Wie schon bemerkt, enthielt das Missale von Stowe bereits das Credo, jedoch noch ohne das filioque. Aber wie Breen nachgewiesen hat, nahm einige Jahre später jemand einige Änderungen am Text dieses Credos vor, und eine davon bestand darin, das filioque zwischen den Zeilen einzufügen Zur Grundlage seiner Änderung nahm dieser Korrektor einen Text, der gerade kurz zuvor auf dem Konzil von Foroiulianum (in Norditalien) 796/7 verkündet worden war. Dieser Text war von Patriarch Paulinus II. von Aquilea zusammengestellt worden – das war ein einflußreicher Bischofssitz, der so mächtig war, daß er sich nicht immer damit zufrieden gab, gehorsam die Einheit mit Rom zu wahren. Hier gibt es also nicht die Spur der Einflußnahme eines Papstes oder überhaupt einer auswärtigen Autorität. Als der Schreiber von Stowe das filioque in seinem Messbuch hinzufügte, hatten tatsächlich weder Patriarch Paulinus noch sein Konzil oder sein Kaiser irgendeine Jurisdiktion über Irland. In den Jahrhunderten vor dem Buchdruck bestand liturgische Autorität in einer Kombination von Tradition, Sensus Fidelium und Eigenverantwortung – wobei der Akzent ganz stark auf dem ersten Element dieser Dreiergruppe lag.

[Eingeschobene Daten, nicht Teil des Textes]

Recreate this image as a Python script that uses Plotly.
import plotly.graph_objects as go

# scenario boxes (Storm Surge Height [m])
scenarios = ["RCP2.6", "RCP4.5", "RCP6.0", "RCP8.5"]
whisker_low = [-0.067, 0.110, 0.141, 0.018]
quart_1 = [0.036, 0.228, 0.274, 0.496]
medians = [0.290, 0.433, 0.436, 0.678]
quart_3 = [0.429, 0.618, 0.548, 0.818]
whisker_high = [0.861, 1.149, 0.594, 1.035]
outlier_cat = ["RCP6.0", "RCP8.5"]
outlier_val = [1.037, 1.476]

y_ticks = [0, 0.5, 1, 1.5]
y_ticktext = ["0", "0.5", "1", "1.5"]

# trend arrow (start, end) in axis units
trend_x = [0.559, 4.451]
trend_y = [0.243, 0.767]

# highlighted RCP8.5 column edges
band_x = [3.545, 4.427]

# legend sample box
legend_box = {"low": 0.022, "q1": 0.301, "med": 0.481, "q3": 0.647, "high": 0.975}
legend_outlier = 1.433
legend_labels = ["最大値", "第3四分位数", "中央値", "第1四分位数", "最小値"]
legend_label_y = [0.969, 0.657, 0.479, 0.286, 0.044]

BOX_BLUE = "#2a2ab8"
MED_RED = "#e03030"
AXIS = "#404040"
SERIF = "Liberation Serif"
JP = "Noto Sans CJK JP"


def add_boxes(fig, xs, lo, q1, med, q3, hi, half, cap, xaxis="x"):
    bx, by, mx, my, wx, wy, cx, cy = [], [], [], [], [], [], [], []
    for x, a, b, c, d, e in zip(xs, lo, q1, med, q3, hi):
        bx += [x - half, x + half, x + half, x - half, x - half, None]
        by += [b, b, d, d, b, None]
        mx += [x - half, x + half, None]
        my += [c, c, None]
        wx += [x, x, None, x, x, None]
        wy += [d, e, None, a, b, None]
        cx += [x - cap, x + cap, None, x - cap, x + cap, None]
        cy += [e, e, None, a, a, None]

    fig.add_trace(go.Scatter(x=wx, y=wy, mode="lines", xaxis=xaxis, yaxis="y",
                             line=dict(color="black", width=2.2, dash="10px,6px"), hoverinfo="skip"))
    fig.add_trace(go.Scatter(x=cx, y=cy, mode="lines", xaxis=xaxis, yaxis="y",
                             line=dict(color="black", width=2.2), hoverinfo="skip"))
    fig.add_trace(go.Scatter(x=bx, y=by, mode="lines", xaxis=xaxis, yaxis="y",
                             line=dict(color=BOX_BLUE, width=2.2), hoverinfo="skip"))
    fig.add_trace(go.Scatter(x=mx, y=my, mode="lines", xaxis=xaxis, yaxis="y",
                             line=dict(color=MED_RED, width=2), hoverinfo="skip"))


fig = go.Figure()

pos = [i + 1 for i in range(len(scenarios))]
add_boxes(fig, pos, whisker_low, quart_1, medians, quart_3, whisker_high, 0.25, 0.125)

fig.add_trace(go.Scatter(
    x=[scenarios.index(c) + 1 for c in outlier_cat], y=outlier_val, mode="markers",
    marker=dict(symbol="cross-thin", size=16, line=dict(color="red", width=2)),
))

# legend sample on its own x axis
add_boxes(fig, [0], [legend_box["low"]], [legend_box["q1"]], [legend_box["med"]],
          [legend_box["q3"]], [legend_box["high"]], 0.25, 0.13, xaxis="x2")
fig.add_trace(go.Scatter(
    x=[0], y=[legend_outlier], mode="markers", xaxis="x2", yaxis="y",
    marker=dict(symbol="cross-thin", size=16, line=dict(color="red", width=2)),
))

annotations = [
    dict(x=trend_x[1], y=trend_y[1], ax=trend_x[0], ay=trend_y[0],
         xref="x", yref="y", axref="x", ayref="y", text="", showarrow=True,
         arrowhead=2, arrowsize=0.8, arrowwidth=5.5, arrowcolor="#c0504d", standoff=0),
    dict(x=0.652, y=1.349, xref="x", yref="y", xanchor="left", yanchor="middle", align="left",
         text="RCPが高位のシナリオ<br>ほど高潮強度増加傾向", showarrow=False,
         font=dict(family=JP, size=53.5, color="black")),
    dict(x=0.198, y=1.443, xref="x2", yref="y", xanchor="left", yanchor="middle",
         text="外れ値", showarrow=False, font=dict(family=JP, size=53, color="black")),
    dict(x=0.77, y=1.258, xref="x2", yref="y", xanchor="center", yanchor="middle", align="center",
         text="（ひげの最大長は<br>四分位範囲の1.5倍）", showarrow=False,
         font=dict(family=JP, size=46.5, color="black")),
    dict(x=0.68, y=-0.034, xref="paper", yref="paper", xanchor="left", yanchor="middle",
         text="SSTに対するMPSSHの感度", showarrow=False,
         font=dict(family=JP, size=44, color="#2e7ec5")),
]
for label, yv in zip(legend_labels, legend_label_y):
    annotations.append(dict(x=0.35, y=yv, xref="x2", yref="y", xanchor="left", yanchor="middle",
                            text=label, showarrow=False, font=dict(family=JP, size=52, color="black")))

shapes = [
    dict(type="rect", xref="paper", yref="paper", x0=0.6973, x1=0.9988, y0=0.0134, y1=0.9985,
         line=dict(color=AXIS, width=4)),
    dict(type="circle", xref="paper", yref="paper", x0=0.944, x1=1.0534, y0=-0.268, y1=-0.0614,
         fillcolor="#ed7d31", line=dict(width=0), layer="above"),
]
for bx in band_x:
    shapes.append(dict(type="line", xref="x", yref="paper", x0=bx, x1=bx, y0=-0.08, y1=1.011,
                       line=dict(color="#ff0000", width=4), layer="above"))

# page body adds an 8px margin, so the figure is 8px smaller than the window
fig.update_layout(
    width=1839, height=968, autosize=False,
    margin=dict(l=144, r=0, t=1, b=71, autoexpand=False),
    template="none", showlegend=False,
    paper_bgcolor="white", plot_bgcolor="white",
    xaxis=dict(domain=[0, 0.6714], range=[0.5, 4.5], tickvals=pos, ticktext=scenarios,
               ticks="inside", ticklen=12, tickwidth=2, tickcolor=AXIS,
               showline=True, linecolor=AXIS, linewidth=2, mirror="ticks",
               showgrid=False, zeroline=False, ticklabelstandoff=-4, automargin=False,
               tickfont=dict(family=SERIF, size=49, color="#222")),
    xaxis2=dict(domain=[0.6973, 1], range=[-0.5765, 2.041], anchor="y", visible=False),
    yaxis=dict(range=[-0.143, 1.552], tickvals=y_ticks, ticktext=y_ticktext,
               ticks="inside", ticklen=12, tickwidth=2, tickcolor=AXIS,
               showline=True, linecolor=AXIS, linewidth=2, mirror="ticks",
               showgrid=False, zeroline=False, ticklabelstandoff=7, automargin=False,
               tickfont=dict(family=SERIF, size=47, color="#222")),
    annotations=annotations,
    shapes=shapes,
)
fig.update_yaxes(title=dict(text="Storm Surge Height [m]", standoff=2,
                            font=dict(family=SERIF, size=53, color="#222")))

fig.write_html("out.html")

Nach unseren Überlegungen zur Geschichte des Missale von Stowe möchte ich also folgende Daumenregel vorschlagen, um festzustellen, ob eine liturgische Veränderung „organisch“ (wie es die Konstitution Sacrosanctum Concilium ders Zweiten Vatikanums vorschreibt) ist, oder nicht: Wenn man sein altes Messbuch weiter verwenden kann und von Zeit zu Zeit hier ein neues Messformular oder eine neue Präfation einklebt oder dort eine unbedeutende Änderung vornimmt, bei der man etwas wegstreicht oder anmerkt, etwas ein wenig anders zu tun, dann findet wahrscheinlich organische Entwicklung statt. Wenn man dagegen keine andere Wahl hast, als das alte Buch ganz aufzugeben, damit es nutzlos auf dem obersten Regal in der Sakristei liegt und Staub ansetzt – und dann ins Geschäft geht und einen stolzen Preis für das neue Buch bezahlt – dann sind die Veränderungen ganz sicher nicht organisch. Dann ist das, was man in der Hand hast, nicht Ergebnis einer Entwicklung, sonder eines Umsturzes.
Ich nenne das den Stowe-Test.
Die Heilige Woche nach Pius XII. und Bugnini scheint mir diesen Test nicht zu bestehen. Der Psalter des Hl. Pius X. kommt vielleicht gerade noch so durch, weil die Verlage kleine und schmale Bändchen mit dem Psalter herausgaben, so daß man kein komplett neues Brevier kaufen mußte. Sie sind anderer Meinung? Wahrscheinlich haben Sie recht. Aber sie sehen, was ich meine.